I trained a Music Transformer from scratch to generate symbolic music using the POP909 dataset. The goal was to build a model capable of composing music by predicting the next token in a sequence of encoded musical events.

Dataset & Preprocessing

I used the POP909 dataset, a collection of 909 professional MIDI arrangements of pop songs. To prepare the data, I created a custom tokenization pipeline that converted each MIDI file into a flat sequence of symbolic tokens (note on/off, velocity, duration, time shift). This was implemented through a MidiEventProcessor class, which:

  • Encoded each note into symbolic events with timing and velocity
  • Supported polyphonic sequences with overlapping notes
  • Included bar and position tokens for temporal structure

I used these tokens to construct a vocabulary and convert the dataset into sequences suitable for training the model.

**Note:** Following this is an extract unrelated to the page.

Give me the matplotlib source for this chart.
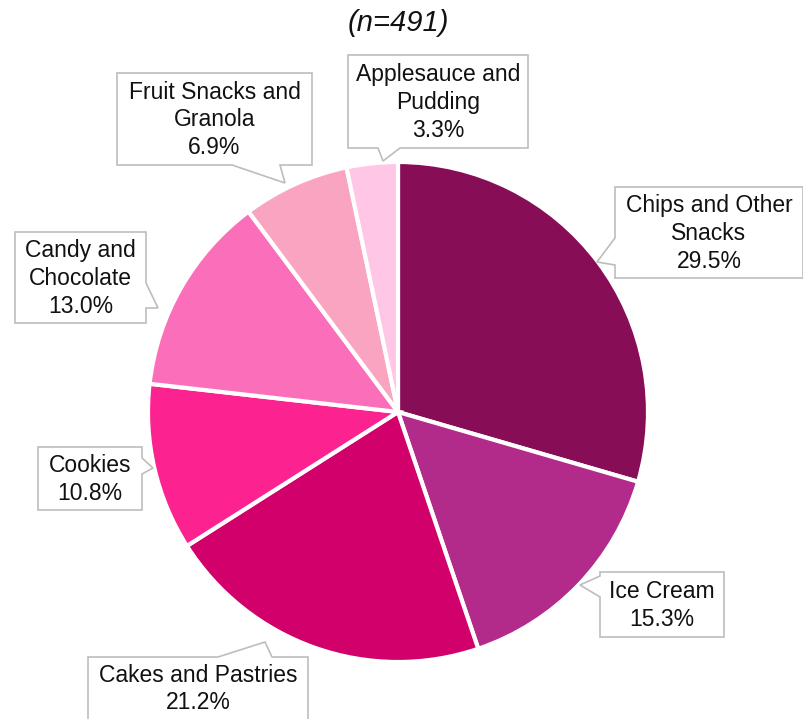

Music Transformer Architecture

I implemented the Music Transformer based on Huang et al. (2018). The model uses:

  • Relative positional attention to capture long-term musical structure
  • Six decoder layers with self-attention and feedforward blocks
  • Sinusoidal positional encodings for token position awareness
  • A final projection layer to map hidden states to token predictions

I trained the model using cross-entropy loss and a look-ahead mask to maintain autoregressive prediction. Key hyperparameters included:

  • 350 training epochs
  • Batch size: 8
  • Adam optimizer with a 0.001 learning rate
  • Dropout and label smoothing for regularization

I trained the model entirely from scratch using my tokenized version of POP909. I also trained a separate version on pre-tokenized .pickle files provided in the original Music Transformer repository for comparison.

Music Generation

To generate music, I used autoregressive sampling starting with a special start-of-sequence token. I generated 1024 tokens per sequence, which correspond to about 30–45 seconds of symbolic music in MIDI format.

Evaluation Metrics

To assess model quality, I evaluated both predictive accuracy and musical characteristics. I computed:

  • Perplexity to measure prediction uncertainty
  • Note density (notes/sec) to gauge musical activity
  • Polyphony rate to assess harmonic richness
  • Unique 4-gram ratio to evaluate musical variation
Model Perplexity Note Density Polyphony Rate Unique 4-gram Ratio
LSTM (Baseline) 13.92 6.71 0.90 0.98
Music Transformer 65.22 3.55 0.99 0.97
POP909 Dataset Avg 6.88 0.90 0.58

Although the Music Transformer had higher perplexity, it produced compositions with greater harmonic depth and variation compared to the LSTM baseline. However, its lower note density and high perplexity suggested undertraining, likely due to limited compute time and smaller batch size.

Takeaways

This project allowed me to explore how Transformer architectures can be used for creative sequence generation beyond text. I learned how to:

  • Design tokenization schemes for symbolic data like MIDI
  • Adapt existing deep learning architectures for new domains
  • Train models from scratch on structured musical data
  • Evaluate generated sequences both statistically and musically

Even though my model didn’t reach the perplexity levels of state-of-the-art approaches like the Pop Music Transformer, it successfully learned to generate varied and harmonically rich music. This project showed me the potential of combining symbolic encoding with deep learning to enable machine-composed music.